The towel tradition didn’t come from nowhere. Long before silicone mitts existed, cooks used what they had: fabric. The practice stuck, partly because it worked, and partly because kitchens, by nature, are resistant to unnecessary gadgets. Chefs trust their instincts, their knives, and their towels. Everything else is expendable. The modern kitchen still thrives on that minimalism: if a tool doesn’t earn its space, it doesn’t stay. Oven mitts, for all their cheerful patterns and thermal promises, just didn’t make the cut.

A Matter of Feel

Cooking professionally is as much about feel as it is about flavor. The texture of dough, the sound of a sear, the weight of a cast-iron pan — these are things you sense, not see. A towel offers that tactile connection. You can feel the heat radiate through the layers, judge how long you’ve got before it’s too hot to handle, and adjust instinctively. An oven mitt, by contrast, muffles that feedback. It’s like trying to play piano wearing boxing gloves.

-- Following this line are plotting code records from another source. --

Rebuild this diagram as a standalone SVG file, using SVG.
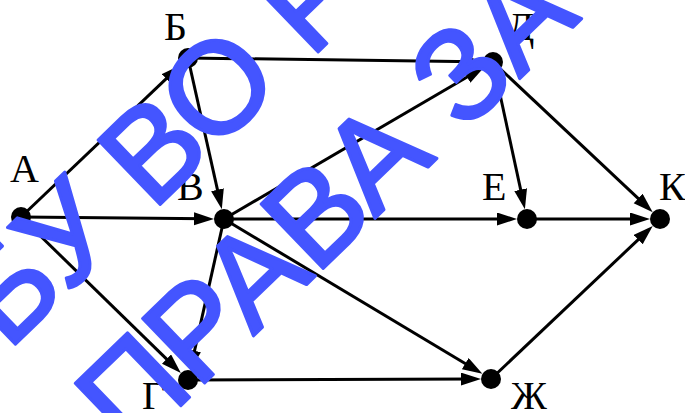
<svg xmlns="http://www.w3.org/2000/svg" width="685" height="413" viewBox="0 0 685 413">
<style>
.edge{stroke:#000;stroke-width:3;fill:none;marker-end:url(#arr)}
.node{fill:#000}
.lbl{font-family:"Liberation Serif","Times New Roman",serif;font-size:40px;fill:#000}
.wm{font-family:"Liberation Sans",Arial,sans-serif;font-size:130px;fill:#4455ff;stroke:#4455ff;stroke-width:3;stroke-linejoin:round}
</style>
<defs>
<marker id="arr" markerUnits="userSpaceOnUse" markerWidth="22" markerHeight="14" refX="12" refY="6.5" orient="auto">
<path d="M0,0 L20,6.5 L0,13 z" fill="#000"/>
</marker>
</defs>
<rect width="685" height="413" fill="#fff"/>
<g id="connectors">
<line class="edge" x1="21" y1="217" x2="174.96" y2="70.41"/>
<line class="edge" x1="21" y1="217" x2="206" y2="218.8"/>
<line class="edge" x1="21" y1="217" x2="175.12" y2="367.43"/>
<line class="edge" x1="188" y1="58" x2="475" y2="61.76"/>
<line class="edge" x1="188" y1="58" x2="220.07" y2="201.43"/>
<line class="edge" x1="224" y1="219" x2="477.45" y2="71.07"/>
<line class="edge" x1="224" y1="219" x2="509" y2="219"/>
<line class="edge" x1="224" y1="219" x2="475.56" y2="369.75"/>
<line class="edge" x1="224" y1="219" x2="191.93" y2="362.43"/>
<line class="edge" x1="493" y1="62" x2="523.19" y2="201.41"/>
<line class="edge" x1="493" y1="62" x2="646.89" y2="206.67"/>
<line class="edge" x1="527" y1="219" x2="642" y2="219"/>
<line class="edge" x1="188" y1="380" x2="473" y2="379.06"/>
<line class="edge" x1="491" y1="379" x2="646.93" y2="231.38"/>
</g>
<g id="node-A"><circle class="node" cx="21" cy="217" r="10"/><text class="lbl" x="10" y="182">А</text></g>
<g id="node-B"><circle class="node" cx="188" cy="58" r="10"/><text class="lbl" x="164" y="40">Б</text></g>
<g id="node-V"><circle class="node" cx="224" cy="219" r="10"/><text class="lbl" x="177" y="200">В</text></g>
<g id="node-G"><circle class="node" cx="188" cy="380" r="10"/><text class="lbl" x="142" y="409">Г</text></g>
<g id="node-D"><circle class="node" cx="493" cy="62" r="10"/><text class="lbl" x="507" y="40">Д</text></g>
<g id="node-E"><circle class="node" cx="527" cy="219" r="10"/><text class="lbl" x="482" y="200">Е</text></g>
<g id="node-K"><circle class="node" cx="660" cy="219" r="10"/><text class="lbl" x="659" y="200">К</text></g>
<g id="node-Zh"><circle class="node" cx="491" cy="379" r="10"/><text class="lbl" x="511" y="409">Ж</text></g>
<g id="watermark">
<text class="wm" transform="translate(7.8,351.5) rotate(-44)">БУ ВО Р</text>
<text class="wm" transform="translate(129.8,455.1) rotate(-44)">ПРАВА ЗА</text>
</g>
</svg>
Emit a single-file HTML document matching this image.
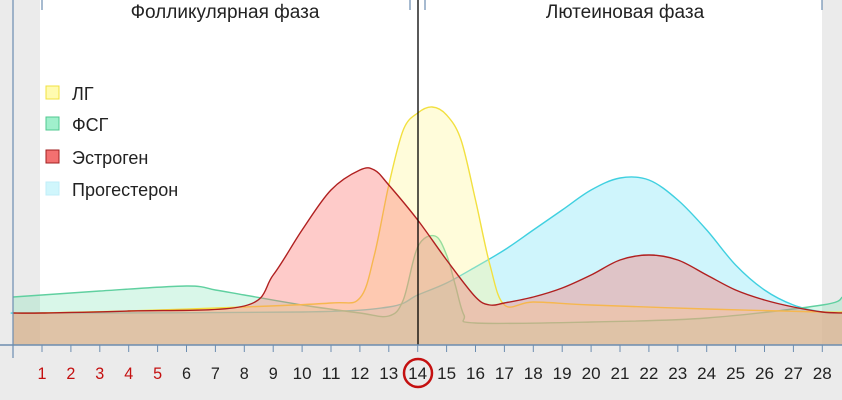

Should You Try It at Home?

Now, before you toss your mitts into the donation pile, a word of caution. Home kitchens aren’t restaurant kitchens. You’re not under a dinner rush, and your reflexes probably aren’t tuned for two-second grabs and plate flips. If you want to try the towel method, use a thick, completely dry towel, folded a few times. Practice first. Feel how long it takes for heat to travel through the layers. Once you get the rhythm, you might find it liberating — but don’t feel uncool for keeping your mitts. Safety trumps swagger.